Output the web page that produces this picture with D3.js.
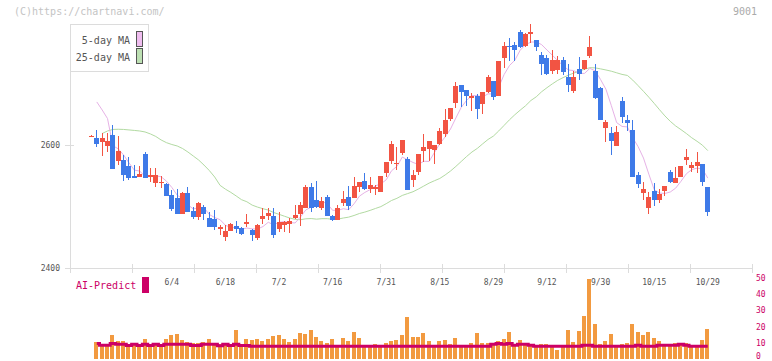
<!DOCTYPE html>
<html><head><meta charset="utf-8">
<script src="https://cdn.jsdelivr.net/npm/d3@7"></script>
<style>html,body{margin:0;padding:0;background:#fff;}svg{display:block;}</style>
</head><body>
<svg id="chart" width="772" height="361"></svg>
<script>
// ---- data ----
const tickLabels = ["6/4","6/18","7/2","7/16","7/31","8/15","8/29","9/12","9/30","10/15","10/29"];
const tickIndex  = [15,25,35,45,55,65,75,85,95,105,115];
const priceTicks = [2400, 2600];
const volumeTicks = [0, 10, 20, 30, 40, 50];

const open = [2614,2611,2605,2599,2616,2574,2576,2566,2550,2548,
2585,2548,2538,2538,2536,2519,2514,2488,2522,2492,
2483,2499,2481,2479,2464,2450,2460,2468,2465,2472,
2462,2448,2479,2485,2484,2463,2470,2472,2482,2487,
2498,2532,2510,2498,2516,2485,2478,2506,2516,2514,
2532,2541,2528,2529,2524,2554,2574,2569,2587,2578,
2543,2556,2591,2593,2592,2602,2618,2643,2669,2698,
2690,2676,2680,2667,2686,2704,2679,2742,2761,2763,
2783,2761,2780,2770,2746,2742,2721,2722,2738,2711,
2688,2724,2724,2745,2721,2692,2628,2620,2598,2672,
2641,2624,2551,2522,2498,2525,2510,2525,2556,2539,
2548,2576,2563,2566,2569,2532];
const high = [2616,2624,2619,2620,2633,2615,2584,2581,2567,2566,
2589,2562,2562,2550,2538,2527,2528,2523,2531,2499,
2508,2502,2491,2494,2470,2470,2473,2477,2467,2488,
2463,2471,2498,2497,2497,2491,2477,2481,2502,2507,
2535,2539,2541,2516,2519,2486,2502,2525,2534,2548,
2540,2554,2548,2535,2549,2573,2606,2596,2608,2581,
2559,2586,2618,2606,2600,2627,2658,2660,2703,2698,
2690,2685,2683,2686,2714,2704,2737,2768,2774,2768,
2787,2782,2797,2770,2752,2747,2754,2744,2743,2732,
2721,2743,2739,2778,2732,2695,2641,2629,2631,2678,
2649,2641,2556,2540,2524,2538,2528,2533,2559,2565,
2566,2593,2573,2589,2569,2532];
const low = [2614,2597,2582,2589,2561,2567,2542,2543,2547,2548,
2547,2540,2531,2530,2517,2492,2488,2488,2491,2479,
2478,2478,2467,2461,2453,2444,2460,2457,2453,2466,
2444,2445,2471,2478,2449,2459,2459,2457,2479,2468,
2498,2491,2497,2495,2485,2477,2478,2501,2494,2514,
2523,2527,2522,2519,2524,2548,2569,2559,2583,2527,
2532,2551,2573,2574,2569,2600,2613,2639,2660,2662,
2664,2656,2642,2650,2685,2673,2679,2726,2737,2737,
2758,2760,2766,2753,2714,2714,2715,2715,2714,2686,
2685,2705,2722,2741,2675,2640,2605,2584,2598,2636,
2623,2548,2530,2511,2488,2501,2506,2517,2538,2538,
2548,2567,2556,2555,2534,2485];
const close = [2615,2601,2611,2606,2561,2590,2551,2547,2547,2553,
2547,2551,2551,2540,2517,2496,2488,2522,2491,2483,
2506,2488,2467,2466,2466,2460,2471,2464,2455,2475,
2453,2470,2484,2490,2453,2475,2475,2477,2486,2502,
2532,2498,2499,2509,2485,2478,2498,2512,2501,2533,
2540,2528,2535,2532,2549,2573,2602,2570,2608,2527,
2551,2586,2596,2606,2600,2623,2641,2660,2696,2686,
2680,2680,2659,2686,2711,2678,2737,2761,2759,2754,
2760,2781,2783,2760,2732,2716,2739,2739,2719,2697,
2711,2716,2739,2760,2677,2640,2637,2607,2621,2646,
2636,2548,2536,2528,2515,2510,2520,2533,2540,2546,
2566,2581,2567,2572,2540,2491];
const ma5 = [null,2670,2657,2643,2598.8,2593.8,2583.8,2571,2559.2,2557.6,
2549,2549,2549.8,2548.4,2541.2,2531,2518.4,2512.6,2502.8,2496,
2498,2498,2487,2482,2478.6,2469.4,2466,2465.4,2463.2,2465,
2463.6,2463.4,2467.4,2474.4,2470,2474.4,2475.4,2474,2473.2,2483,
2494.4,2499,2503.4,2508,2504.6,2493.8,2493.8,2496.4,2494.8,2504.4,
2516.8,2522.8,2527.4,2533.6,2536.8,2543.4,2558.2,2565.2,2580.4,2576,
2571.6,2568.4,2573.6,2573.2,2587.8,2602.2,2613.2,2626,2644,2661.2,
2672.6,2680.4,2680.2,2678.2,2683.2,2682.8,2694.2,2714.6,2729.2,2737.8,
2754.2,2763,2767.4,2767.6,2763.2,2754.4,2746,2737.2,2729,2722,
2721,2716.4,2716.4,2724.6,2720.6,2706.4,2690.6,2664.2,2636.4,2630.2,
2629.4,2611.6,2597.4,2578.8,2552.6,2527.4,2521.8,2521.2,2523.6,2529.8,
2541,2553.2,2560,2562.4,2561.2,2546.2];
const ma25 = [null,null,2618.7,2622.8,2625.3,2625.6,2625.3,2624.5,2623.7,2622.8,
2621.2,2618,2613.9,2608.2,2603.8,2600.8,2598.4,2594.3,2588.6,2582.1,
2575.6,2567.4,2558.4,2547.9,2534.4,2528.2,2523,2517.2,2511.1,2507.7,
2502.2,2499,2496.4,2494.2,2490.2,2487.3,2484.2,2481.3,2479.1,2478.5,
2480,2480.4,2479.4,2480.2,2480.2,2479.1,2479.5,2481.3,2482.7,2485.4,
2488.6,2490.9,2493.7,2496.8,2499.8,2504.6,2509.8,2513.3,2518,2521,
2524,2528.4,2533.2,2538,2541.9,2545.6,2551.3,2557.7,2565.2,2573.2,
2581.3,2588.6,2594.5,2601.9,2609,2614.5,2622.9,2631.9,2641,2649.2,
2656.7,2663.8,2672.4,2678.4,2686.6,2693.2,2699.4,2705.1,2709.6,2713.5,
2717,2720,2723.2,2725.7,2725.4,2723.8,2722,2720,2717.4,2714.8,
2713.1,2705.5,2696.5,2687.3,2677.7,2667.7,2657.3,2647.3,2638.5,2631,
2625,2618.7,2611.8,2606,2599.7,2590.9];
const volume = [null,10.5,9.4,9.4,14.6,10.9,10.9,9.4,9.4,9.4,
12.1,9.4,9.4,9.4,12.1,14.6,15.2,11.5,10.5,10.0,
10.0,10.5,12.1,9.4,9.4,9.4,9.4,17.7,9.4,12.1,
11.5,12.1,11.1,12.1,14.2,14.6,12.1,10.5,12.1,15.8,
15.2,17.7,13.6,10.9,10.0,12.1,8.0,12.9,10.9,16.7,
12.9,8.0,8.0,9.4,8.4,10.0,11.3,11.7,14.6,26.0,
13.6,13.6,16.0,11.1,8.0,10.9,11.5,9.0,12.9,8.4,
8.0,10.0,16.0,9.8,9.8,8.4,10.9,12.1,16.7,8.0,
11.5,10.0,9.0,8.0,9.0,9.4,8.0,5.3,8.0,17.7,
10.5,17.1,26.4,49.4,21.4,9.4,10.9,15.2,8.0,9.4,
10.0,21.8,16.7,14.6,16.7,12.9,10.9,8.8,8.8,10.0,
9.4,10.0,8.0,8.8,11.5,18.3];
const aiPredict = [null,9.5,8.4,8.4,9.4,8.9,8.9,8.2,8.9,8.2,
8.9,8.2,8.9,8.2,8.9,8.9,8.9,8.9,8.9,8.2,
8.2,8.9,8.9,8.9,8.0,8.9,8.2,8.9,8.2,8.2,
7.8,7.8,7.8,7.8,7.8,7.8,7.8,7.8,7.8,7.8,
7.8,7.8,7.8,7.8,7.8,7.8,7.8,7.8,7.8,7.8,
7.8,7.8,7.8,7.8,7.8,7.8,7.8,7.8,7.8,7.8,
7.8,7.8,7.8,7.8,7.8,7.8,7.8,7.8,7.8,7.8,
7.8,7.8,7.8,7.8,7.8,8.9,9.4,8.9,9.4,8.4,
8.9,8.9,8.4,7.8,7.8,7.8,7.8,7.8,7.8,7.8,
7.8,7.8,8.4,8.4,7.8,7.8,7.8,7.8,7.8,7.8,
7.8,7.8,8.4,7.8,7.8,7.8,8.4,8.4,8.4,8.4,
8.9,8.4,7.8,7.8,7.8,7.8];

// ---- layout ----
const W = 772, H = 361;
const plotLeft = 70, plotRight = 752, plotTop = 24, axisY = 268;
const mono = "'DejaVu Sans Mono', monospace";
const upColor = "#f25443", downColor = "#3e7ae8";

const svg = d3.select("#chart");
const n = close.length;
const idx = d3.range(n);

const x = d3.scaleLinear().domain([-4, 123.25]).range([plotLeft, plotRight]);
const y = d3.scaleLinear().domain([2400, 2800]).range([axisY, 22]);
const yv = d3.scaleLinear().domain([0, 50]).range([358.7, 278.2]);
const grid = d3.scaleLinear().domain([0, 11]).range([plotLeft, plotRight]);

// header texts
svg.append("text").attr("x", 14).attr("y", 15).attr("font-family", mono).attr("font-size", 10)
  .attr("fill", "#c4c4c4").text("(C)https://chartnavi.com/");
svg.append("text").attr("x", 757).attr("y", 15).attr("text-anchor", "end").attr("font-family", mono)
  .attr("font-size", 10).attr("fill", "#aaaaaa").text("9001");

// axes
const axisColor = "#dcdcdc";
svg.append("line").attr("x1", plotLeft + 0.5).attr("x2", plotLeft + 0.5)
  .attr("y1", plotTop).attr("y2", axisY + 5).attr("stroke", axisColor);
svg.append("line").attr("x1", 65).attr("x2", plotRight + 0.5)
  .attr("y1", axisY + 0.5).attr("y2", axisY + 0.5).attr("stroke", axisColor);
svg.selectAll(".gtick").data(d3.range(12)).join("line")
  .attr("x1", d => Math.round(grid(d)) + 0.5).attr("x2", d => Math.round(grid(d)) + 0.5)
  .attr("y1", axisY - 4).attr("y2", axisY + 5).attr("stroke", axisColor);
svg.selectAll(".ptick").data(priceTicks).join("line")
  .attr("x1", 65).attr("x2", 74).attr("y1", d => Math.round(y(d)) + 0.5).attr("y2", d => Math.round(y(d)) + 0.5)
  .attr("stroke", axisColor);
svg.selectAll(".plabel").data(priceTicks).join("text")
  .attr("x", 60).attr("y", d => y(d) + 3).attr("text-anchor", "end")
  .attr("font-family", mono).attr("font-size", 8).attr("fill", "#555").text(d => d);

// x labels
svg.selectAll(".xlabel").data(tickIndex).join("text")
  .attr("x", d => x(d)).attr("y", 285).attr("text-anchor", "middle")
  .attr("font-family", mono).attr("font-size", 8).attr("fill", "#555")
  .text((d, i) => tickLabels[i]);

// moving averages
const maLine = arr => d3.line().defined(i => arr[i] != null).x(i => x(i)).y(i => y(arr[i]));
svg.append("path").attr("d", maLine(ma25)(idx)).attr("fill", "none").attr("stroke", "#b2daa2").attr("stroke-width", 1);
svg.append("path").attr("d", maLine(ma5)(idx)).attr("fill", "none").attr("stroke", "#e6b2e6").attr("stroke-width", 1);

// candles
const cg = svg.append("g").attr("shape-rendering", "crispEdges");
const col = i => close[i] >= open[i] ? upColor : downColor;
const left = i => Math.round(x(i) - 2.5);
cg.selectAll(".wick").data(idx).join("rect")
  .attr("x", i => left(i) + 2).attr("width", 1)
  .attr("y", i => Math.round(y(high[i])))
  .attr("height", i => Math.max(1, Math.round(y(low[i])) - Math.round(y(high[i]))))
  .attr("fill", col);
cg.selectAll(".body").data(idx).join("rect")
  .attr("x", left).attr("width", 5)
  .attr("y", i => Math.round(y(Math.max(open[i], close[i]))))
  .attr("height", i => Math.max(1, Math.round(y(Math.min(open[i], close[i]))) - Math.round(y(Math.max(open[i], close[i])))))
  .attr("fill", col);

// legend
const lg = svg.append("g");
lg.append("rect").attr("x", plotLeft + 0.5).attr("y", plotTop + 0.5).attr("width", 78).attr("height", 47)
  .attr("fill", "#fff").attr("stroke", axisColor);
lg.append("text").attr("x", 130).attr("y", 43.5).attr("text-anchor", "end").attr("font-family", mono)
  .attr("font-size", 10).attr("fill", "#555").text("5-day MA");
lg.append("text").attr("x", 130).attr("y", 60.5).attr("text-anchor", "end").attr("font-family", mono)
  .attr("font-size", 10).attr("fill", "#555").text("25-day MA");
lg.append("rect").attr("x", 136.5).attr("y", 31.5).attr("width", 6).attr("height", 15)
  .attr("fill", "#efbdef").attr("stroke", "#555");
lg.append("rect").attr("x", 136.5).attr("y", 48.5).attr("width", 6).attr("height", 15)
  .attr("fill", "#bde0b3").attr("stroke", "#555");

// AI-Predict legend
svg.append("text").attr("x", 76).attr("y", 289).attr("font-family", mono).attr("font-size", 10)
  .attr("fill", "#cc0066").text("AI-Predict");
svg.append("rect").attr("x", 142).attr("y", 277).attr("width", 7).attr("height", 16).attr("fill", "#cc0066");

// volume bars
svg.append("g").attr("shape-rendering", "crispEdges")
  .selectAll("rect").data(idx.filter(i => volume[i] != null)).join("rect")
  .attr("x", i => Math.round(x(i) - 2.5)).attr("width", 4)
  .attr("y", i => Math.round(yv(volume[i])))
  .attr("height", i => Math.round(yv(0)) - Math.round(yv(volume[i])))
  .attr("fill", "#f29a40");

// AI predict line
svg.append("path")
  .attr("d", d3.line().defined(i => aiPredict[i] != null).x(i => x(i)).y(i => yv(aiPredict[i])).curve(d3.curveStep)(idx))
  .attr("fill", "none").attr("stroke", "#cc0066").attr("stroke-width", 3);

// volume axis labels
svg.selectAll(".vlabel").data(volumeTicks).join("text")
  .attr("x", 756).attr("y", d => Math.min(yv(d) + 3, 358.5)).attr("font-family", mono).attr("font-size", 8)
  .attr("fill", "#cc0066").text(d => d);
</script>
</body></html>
+--
§ **What needs to be done**
Would you reproduce the lines above, from the very first through the line containing "const volumeTicks = [0, 10, 20, 30, 40, 50];", exactly and without the pictures?

§ **Output for this task**
Output the web page that produces this picture with D3.js.
<!DOCTYPE html>
<html><head><meta charset="utf-8">
<script src="https://cdn.jsdelivr.net/npm/d3@7"></script>
<style>html,body{margin:0;padding:0;background:#fff;}svg{display:block;}</style>
</head><body>
<svg id="chart" width="772" height="361"></svg>
<script>
// ---- data ----
const tickLabels = ["6/4","6/18","7/2","7/16","7/31","8/15","8/29","9/12","9/30","10/15","10/29"];
const tickIndex  = [15,25,35,45,55,65,75,85,95,105,115];
const priceTicks = [2400, 2600];
const volumeTicks = [0, 10, 20, 30, 40, 50];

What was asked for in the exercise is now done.